## Supplied material
* Begin *
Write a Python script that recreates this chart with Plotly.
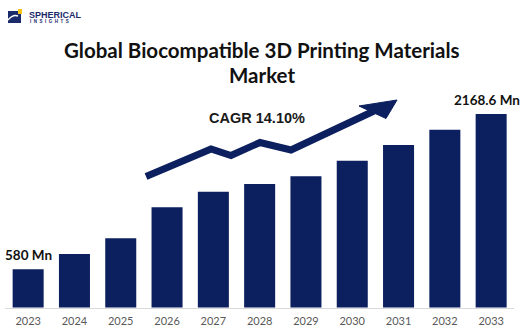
import plotly.graph_objects as go

# Market size by year (USD million)
years = ["2023", "2024", "2025", "2026", "2027", "2028",
         "2029", "2030", "2031", "2032", "2033"]
market_size = [580, 737, 897, 1214, 1374, 1453, 1531, 1691, 1852, 2008, 2168.6]

# Value labels shown above the first and last bars
labelled_years = ["2023", "2033"]
labelled_text = ["580 Mn", "2168.6 Mn"]
label_xshift = [0, -4]

title_lines = ["Global Biocompatible 3D Printing Materials", "Market"]
cagr_text = "CAGR 14.10%"

NAVY = "#0c1f5e"
W, H = 520, 330


def px(x):
    return x / W


def py(y):
    return 1 - y / H


fig = go.Figure(
    go.Bar(x=years, y=market_size, marker=dict(color=NAVY, line=dict(width=0)),
           hoverinfo="skip")
)

# Decorative growth arrow (figure pixel coordinates)
arrow_line = [(146, 176.5), (211, 149), (231, 155.5), (260, 142.5),
              (291, 150), (374, 111)]
arrow_head = [(397, 100), (359, 106), (386, 118.5)]

shapes = []
path = "M " + " L ".join(f"{px(x):.4f},{py(y):.4f}" for x, y in arrow_line)
shapes.append(dict(type="path", path=path, xref="paper", yref="paper",
                   line=dict(color=NAVY, width=7), layer="above"))
head = "M " + " L ".join(f"{px(x):.4f},{py(y):.4f}" for x, y in arrow_head) + " Z"
shapes.append(dict(type="path", path=head, xref="paper", yref="paper",
                   fillcolor=NAVY, line=dict(color=NAVY, width=1), layer="above"))

# Logo mark
shapes.append(dict(type="rect", xref="paper", yref="paper",
                   x0=px(8), x1=px(21), y0=py(23), y1=py(11),
                   fillcolor="#1b2a6b", line=dict(width=0)))
shapes.append(dict(type="path", xref="paper", yref="paper",
                   path=f"M {px(8)},{py(20)} Q {px(13)},{py(14)} {px(18)},{py(16)}",
                   line=dict(color="white", width=1.5)))
shapes.append(dict(type="rect", xref="paper", yref="paper",
                   x0=px(18), x1=px(22), y0=py(14), y1=py(9),
                   fillcolor="#f2c418", line=dict(width=0)))
shapes.append(dict(type="rect", xref="paper", yref="paper",
                   x0=px(18.5), x1=px(21), y0=py(23), y1=py(16),
                   fillcolor="#1b2a6b", line=dict(width=0)))

annotations = []
title_font = dict(family="Lato", size=20.5, color="#111111")
annotations.append(dict(text=f"<b>{title_lines[0]}</b>", x=px(262), y=py(50),
                        xref="paper", yref="paper", showarrow=False,
                        font=title_font, xanchor="center", yanchor="middle"))
annotations.append(dict(text=f"<b>{title_lines[1]}</b>", x=px(262), y=py(75),
                        xref="paper", yref="paper", showarrow=False,
                        font=title_font, xanchor="center", yanchor="middle"))
annotations.append(dict(text=f"<b>{cagr_text}</b>", x=px(256.5), y=py(118),
                        xref="paper", yref="paper", showarrow=False,
                        font=dict(family="Liberation Sans", size=14.5, color="#1a1a1a"),
                        xanchor="center", yanchor="middle"))
for yr, txt, dx in zip(labelled_years, labelled_text, label_xshift):
    i = years.index(yr)
    annotations.append(dict(text=f"<b>{txt}</b>", x=i, y=market_size[i],
                            xref="x", yref="y", showarrow=False,
                            yshift=4, xshift=dx,
                            font=dict(family="Lato", size=13.5, color="#111111"),
                            xanchor="center", yanchor="bottom"))

# Logo wordmark
annotations.append(dict(text="<b>SPHERICAL</b>", x=px(27), y=py(14.5),
                        xref="paper", yref="paper", showarrow=False,
                        font=dict(family="Liberation Sans", size=9, color="#1b2a6b"),
                        xanchor="left", yanchor="middle"))
annotations.append(dict(text="<b>I  N  S  I  G  H  T  S</b>", x=px(28), y=py(22),
                        xref="paper", yref="paper", showarrow=False,
                        font=dict(family="Liberation Sans", size=4.5, color="#1b2a6b"),
                        xanchor="left", yanchor="middle"))

units_per_px = 10.229
y_floor = 189.3
axis_bottom_px = 307.5

fig.update_layout(
    width=W, height=H,
    margin=dict(l=0, r=0, t=0, b=0),
    paper_bgcolor="white", plot_bgcolor="white",
    bargap=0.33,
    showlegend=False,
    shapes=shapes,
    annotations=annotations,
    xaxis=dict(domain=[px(5), px(514.3)], type="category",
               categoryorder="array", categoryarray=years,
               range=[-0.5, len(years) - 0.5], autorange=False,
               showline=True, linecolor="#d9d9d9", linewidth=1,
               showgrid=False, ticks="", zeroline=False,
               ticklabelstandoff=3,
               tickfont=dict(family="Lato", size=11, color="#595959")),
    yaxis=dict(domain=[py(axis_bottom_px), 1],
               range=[y_floor, y_floor + axis_bottom_px * units_per_px],
               autorange=False,
               visible=False, showgrid=False, zeroline=False),
)

fig.write_html("out.html")
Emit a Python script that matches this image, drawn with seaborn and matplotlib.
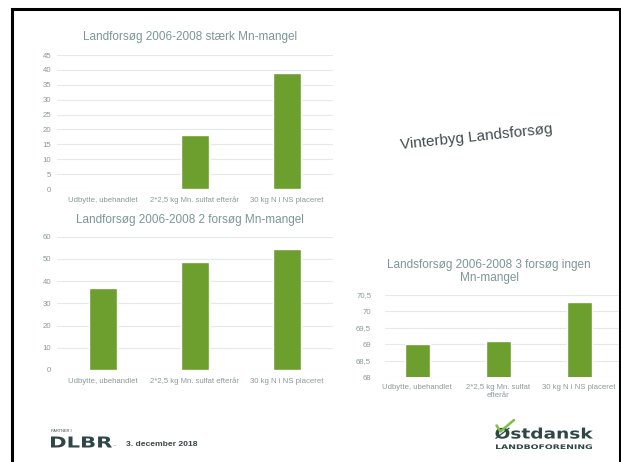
* End *
Extract each line from the entries above that contains the string "script".

Write a Python script that recreates this chart with Plotly.
Emit a Python script that matches this image, drawn with seaborn and matplotlib.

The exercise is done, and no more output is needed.